SF: This is not an easy question to answer. We just learned – a cause of a major surprise for most – that the Zapatistas have proposed to participate in the presidential elections of 2018 with an indigenous woman candidate. It is not the case they have changed their politics, it seems, but that they are so besieged that they try in this way to break the encirclement and make broader sectors of the population aware of the massive, violent attack they have been experiencing since the death of Galeano. That said, we see that left-leaning governments and the whole politics of progressivism, in Europe as in Latin America is in crisis. Few have mobilized in Brazil to demand the reinstatement of Dilma Roussef, though many condemned her impeachment as a fraudulent move, almost a coup. The record of progressive government is that at best they have alleviated some of the most extreme forms of poverty, but have not changed the node of production, have not implemented the reform the social movements who brought them to power demanded, have not reined in the violence of the army and the police. Perhaps a different discourse could be made for chavism, as it was ore respectful of people’s power, but it too relied on extractivist politics, which has made the country dependent on the ups and downs of the global market. And what to say of Bernie Sanders who after spending months explaining why his followers should not vote for Clinton now says it is the only way? What a lesson in cynicism.

I don’t call the politics of the commons “spontaneist”. There are now in the word many communitarian regimes that have hundred of years of history behind them. And there is not much spontaneity in the defence of common goods in many parts of the world when this must confront the violence of paramilitaries and armies, and companies’ security guards. Clearly we should not dogmatic in these matters. At the local levels it is possible many time to exert some influence on governments. But what we see is that the centres where decisions are made are becoming more and more distant from the reach of people. We also see the formation of an international power-structure that constantly supersedes the power of the nation state, as is the case of the EU.

Of the constant interference of the IMF and World bank in state politics, especially but not exclusively in the ‘third world,’ we see a proliferation of “Free Trade Agreements” – like the TTP or the TTIP (fortunately not yet signed) – which establish the direct rule of capital over the global economy, so that no decision can be taken at the economic level that is not approved by the big corporations, and national sovereignty is totally eliminated. Under these conditions how to be optimistic about the instalment of left/radical governments?

GS+AC: A wave of change rolled through Latin America at the turn of the twenty-first century, sweeping away neoliberal governments. Crucial to this have been the new social movements that emerged demanding both socio-political and economic rights. This, though, has produced tensions between the ruling parties and the social movements. Do you believe that these tensions can be solved in a way that cam promote the interests of the working classes in Latin America?

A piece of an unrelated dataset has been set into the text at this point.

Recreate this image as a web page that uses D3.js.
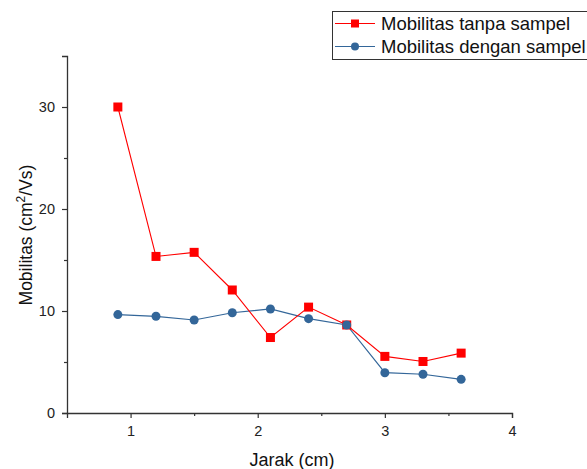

SF: I visited Ecuador in April of this year and had many encounters with ecological and women’s groups and the reports were unanimous. Why, people are asking, is the left in Europe or the US speaking of Correa as a radical, when his politics are fully in line with neo-liberalism? Why given that more than any previous government Correa is now attacking the land of indigenous people and he displays in his everyday policies a complete contempt for women? Being brought to power by a movement of indigenous people Correa introduced into the country’s constitution the principle that nature too has right, and at first seemed determined not to exploit its oil resources, but has since changed his mind, now is promoting foreign investment and petroleum drilling in the park of the Yasuni’. Not surprisingly he has repeatedly clashed with the same indigenous populations that once supported it, and his government is widely condemned as contemptuous of movements from below, authoritarian, and supportive of corporate power. Evo Morales too speaks of Pachamama when he goes abroad but follows a similar extractivist politics, which in addition to destroying lands, forests, rivers, is creating internal form of colonialism. This is not to say that they are not groups of workers who may support their politics, as extractivism means wages for some, though at the cost of the destruction of the livelihood of many, in the same way as in many US communities young workers support fracking.

I must say there is a broad gap between the view of these governments elaborated by radical theorists in Latin America – like Luis Tapia, Raul Zibechi, Raquel Gutierrez Silvia Rivera Cusicanqui, and many others and the view of them held by many leftist in the US and Europe.

GS+AC: Could you comment on the recent US presidential elections?

SF:: The US elections are a sad show, whose dangerous implications are already evident, if it true that dozens of white supremacists groups have now emerged to the surface feeling supported and legitimated by Trump’s pronouncements.

It is demoralizing to see sectors of the US working class falling for someone like Trump. But of course Clinton – with her ties to Wall Street, the CIA, the war machine – is not an alternative. And she can play the feminist only because since the ‘70s feminism has been institutionalized, so that women could be integrated into the global economy as cheap labor.